Growing up with the mindset that true love comes with every relationship, or that every relationship will last forever has led to a lot of disappointment and heartache. But it wasn’t just that, it was thinking that when two people fall in love there was nothing that could stop it, that life would find a way to keep these two people together forever and hopelessly in love. Well, I learned my lesson real quick with that one.
Life doesn’t owe us anything, if we want something to last or work, we need to work for it every single day, not sit there waiting for things to happen on their own. I’m currently in a relationship now where I know he’s it for me, he’s what I want for my future, and I know he feels the same way; but that doesn’t mean our relationship comes easily. We have to work at it every day.
Do we fight? Yeah, a lot.
Do we sometimes want to kill each other? Absolutely.
Am I constantly worried that one day he’ll just stop loving me? Every second.
I think about what would happen if you just stopped loving me daily, is it healthy? Probably not, but if that day ever comes, there’s a few things I want you to know.
I will never stop loving you with everything I have. I will love you wildly and I will love you deeply. I will love you because of the 15+ months we’ve spent cradled in each other’s arms, in each other’s tears, and in each other’s laughter have been the most amazing days of my life. I will love you the way I loved you when we first exchanged those 3 words. I will love every little detail of you; the freckle on your ear, the cuts on your hands from a hard day at work, the way you almost can never tell a story without getting off track. I will love you because I have to. I will love you because I can’t imagine a day where I won’t love you.
I will never let you forget the good times, the silly times, or the bad times. I will constantly remind you why you chose me. I will blast the country station on the radio and sing obnoxiously loud and attempt to serenade you while driving as you yell at me to watch the road. Every time I see a straw wrapper I will think of the one you tied around my finger while you were in the ICU and wrote “Will you marry me?” on the back of my hand with your finger. I will always think back to our first kiss and remind you how something so trivial could mean so much. I will always remind you how I knew I loved you that very first day. I will always promise to relieve you of your stresses, because you’ve told me before that, “your problems are my problems.” I will always think back to when I was afraid you were going to hurt me before we started dating, and you didn’t take that as an excuse, you fought to keep me before I was even yours to keep. I will remember how you pushed, how you fought, how you overcame all the torturous shit storms you’ve been through. I will, unfortunately, always remember how I felt when I thought I lost you the night of your motorcycle accident; and I will always fight to keep you here with me because there isn’t a single day that I want to live without you.
You memorized the way I like my coffee and what breakfast I like, when I’m in the mood for breakfast food. You recall every important detail in my life.
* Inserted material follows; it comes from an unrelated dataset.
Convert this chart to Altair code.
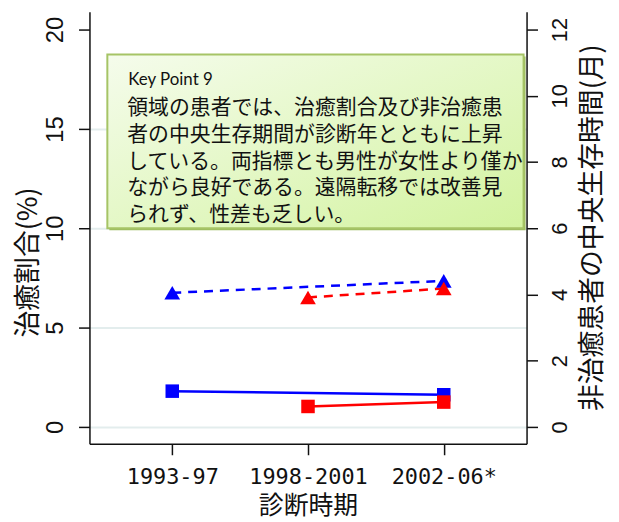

You’ve memorized all my little quirks, and can tell in a millisecond when something is wrong. You always stare at me like you’re annoyed whenever I dance or sing while driving, but the second I look over at you, you can’t help but smile and laugh. After a hard day you just want to see me, and you’ve told me before that when you look at me, all you see is the rest of your life. You tell me you want to live the rest of your life with me, to marry me, and build a life with me. And I will never forget those moments when you would tell me you wouldn’t know what to do if you ever lost me.
I will remind you of all the ways you genuinely love me.
I will remind you how you came into my life and destroyed it, and all of a sudden the life I wanted was standing in front of me – because you were standing in front of me.
And if you’re worried, I promise there isn’t a single day where I can imagine not loving you. But if that day ever comes where you do stop loving me – remember all the reasons why you could never stop.